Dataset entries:
============================================================
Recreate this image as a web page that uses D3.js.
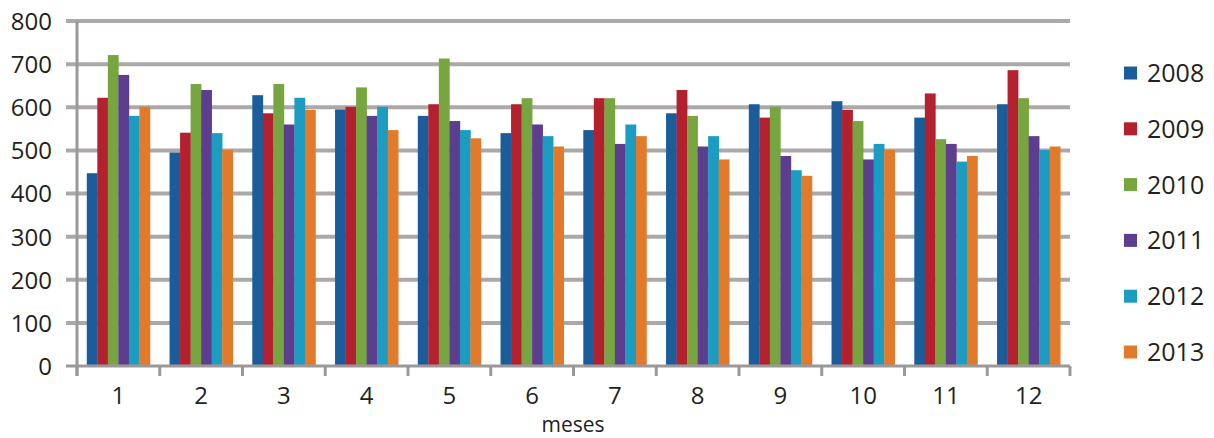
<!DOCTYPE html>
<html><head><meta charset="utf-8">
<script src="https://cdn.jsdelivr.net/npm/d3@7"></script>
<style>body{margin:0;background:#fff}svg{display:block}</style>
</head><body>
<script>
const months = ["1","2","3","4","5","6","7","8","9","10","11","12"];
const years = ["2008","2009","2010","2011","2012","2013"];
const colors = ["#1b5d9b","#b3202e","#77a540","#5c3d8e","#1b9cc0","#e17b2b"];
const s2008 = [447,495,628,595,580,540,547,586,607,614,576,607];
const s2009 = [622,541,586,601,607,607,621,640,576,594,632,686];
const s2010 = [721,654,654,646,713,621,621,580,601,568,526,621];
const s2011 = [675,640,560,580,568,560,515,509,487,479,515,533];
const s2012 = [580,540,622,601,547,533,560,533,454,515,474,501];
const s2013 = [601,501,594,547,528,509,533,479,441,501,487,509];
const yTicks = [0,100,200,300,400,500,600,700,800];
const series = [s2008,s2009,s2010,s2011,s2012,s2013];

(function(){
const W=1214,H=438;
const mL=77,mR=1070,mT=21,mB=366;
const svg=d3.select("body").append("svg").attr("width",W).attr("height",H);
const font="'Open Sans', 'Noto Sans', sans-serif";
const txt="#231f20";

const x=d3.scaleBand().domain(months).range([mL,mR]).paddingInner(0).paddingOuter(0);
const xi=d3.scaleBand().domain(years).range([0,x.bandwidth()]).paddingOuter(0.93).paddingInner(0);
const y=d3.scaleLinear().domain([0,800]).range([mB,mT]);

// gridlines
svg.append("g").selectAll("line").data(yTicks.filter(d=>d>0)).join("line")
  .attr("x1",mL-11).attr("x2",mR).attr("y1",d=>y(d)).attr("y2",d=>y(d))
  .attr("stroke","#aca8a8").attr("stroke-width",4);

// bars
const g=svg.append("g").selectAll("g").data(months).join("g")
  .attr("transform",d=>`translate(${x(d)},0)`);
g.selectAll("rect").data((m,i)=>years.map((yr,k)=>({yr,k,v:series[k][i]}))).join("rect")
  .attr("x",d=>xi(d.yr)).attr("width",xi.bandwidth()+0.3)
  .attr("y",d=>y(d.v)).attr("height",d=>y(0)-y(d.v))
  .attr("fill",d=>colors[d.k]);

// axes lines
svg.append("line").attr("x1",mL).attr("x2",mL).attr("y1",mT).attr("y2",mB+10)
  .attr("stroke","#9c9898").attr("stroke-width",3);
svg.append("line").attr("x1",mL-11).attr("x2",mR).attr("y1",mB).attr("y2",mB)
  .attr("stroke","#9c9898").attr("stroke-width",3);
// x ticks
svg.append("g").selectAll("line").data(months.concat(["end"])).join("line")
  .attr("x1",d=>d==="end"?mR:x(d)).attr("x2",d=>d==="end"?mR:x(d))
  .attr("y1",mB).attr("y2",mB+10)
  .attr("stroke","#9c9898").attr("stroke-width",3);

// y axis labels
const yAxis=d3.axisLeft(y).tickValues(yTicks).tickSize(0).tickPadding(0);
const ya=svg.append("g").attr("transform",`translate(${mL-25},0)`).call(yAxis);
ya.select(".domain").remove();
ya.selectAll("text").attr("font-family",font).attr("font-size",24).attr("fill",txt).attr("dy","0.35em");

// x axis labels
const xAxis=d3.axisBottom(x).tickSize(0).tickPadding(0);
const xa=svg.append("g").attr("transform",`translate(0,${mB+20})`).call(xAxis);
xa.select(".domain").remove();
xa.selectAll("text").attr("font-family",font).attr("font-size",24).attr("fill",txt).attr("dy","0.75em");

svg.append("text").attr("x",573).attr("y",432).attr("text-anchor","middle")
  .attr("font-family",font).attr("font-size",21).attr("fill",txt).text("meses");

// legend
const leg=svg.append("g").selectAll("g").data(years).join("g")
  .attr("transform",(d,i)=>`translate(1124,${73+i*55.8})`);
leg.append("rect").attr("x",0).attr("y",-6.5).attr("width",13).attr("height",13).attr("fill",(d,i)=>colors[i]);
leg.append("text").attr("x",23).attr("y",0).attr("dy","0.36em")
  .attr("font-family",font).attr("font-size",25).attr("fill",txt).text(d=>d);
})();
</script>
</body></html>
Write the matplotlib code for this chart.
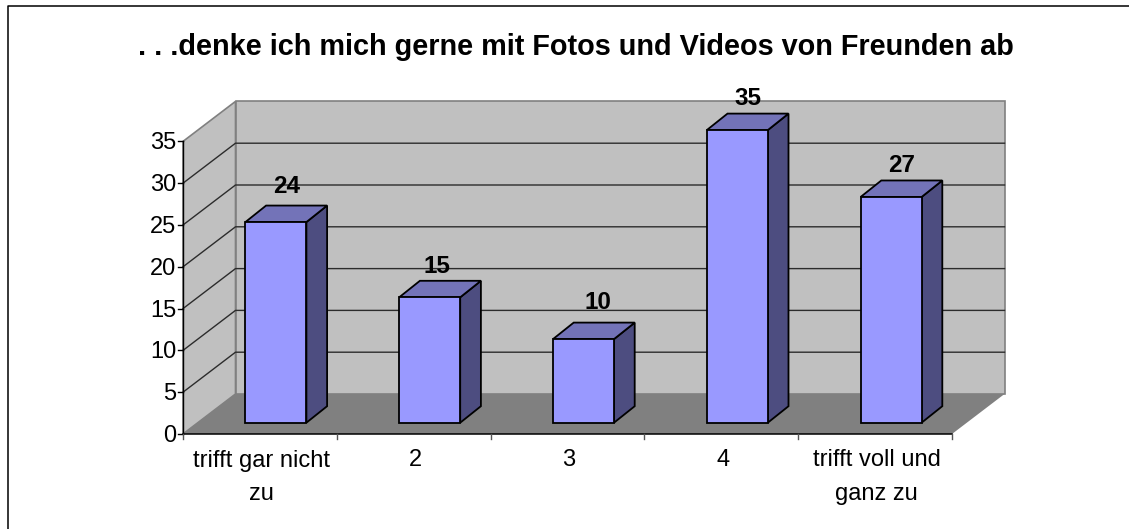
============================================================
# Instructions for the task
Copy each line of the data above that holds "this".

# Finished answer
Recreate this image as a web page that uses D3.js.
Write the matplotlib code for this chart.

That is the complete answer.